There they met and bonded with a chef named Karen Wee Lin Tan Beckman, who was trying to do with Malaysian cuisine what the Panasewiczes were doing with Venezuelan. In 2012, Beckman went on to open Makan Malaysian Cafe at 1859 South Pearl Street, while Quiero Arepas took a different trajectory.
But Beckie says a brick-and-mortar restaurant has long been part of their plan, and she and Igor, who was born and raised in Venezuela before coming to the U.S., began seriously scouting out locations in earnest after opening at Avanti in 2015. "We've seen a lot of new construction and the big prices that come along with getting into them," Beckie explains. "But they just didn't fit who we are or what we're about."
A small, neighborhood shop was what they were after, but the market was tight and nothing was materializing — until Beckman called the couple earlier this year to let them know she'd be closing Makan and to ask if they'd like to take over the lease.
"The Pearl Street Farmers' Market was our biggest spot with the food truck," Beckie continues. "That place helped us build who we are now."
So returning to South Pearl Street was the opportunity she and Igor had been waiting for. They said yes to Beckman's offer and will be taking over the lease as of January 1, with a goal of opening a few months into the new year. "We're really excited to be part of the neighborhood again," Beckie says, noting that longstanding businesses like the Den corner trio (Sushi Den, Izakaya Den and Ototo) add positive energy to Platt Park and Old South Pearl.
"First quarter is not ideal for opening," Beckie notes. "So we're projecting March or April — but we're not in a big hurry." The kitchen, she adds, is in great shape, and they're purchasing nearly all of Makan's equipment, so the transition will be smooth. Apart from some redesign of the small dining room and rebranding with the Quiero motif and a big wall mural (similar to the one on the food truck), there's not too much work to be done.

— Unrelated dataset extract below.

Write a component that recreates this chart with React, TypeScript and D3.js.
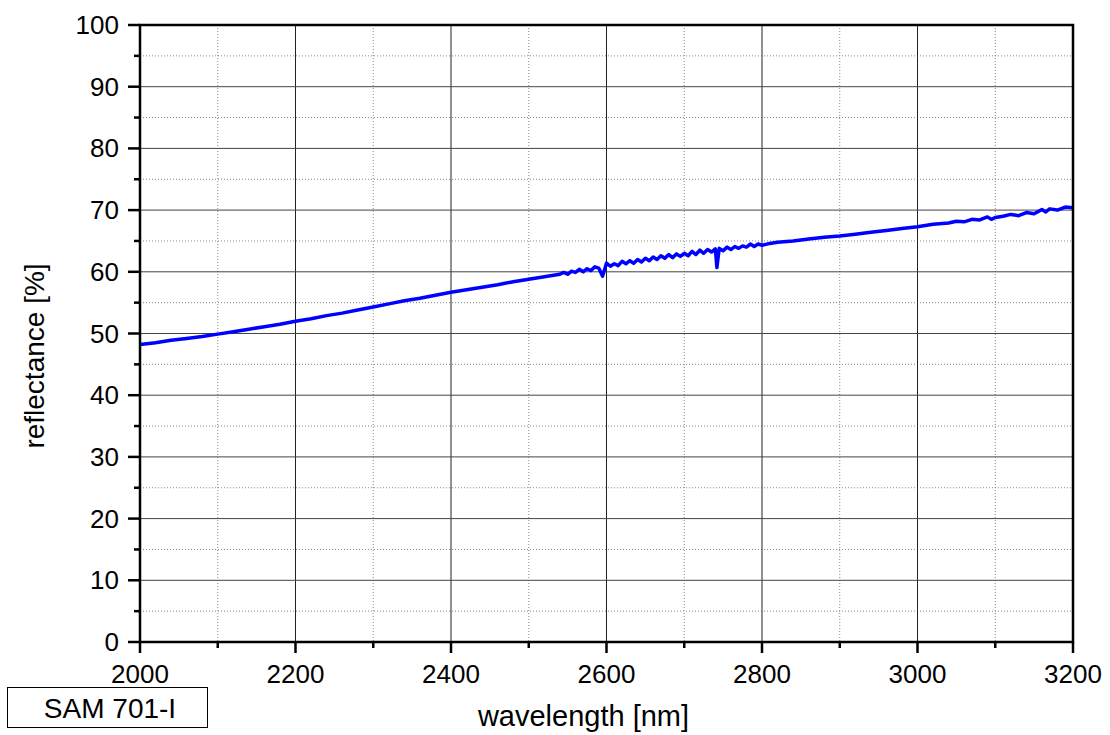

The new space, though not large, will allow the Panasewiczes to expand the menu a little and take some of the pressure off the shipping-container kitchen at Avanti. "It will still be a 100 percent gluten-free menu," Beckie adds.
The couple has made Denver a permanent home and has made "arepas" almost a household word in the city, but Beckie notes that it hasn't always been easy. "Igor is very proud of introducing Denver to arepas and Venezuelan food to Denver," she says.
If you've never had an arepa, you can try the sandwich-like corn-flour pockets at Avanti, since Quiero has no intention of leaving the food hall. And you also still have time to get a taste of Makan's excellent Malaysian specialties; the last day for the restaurant will be December 22.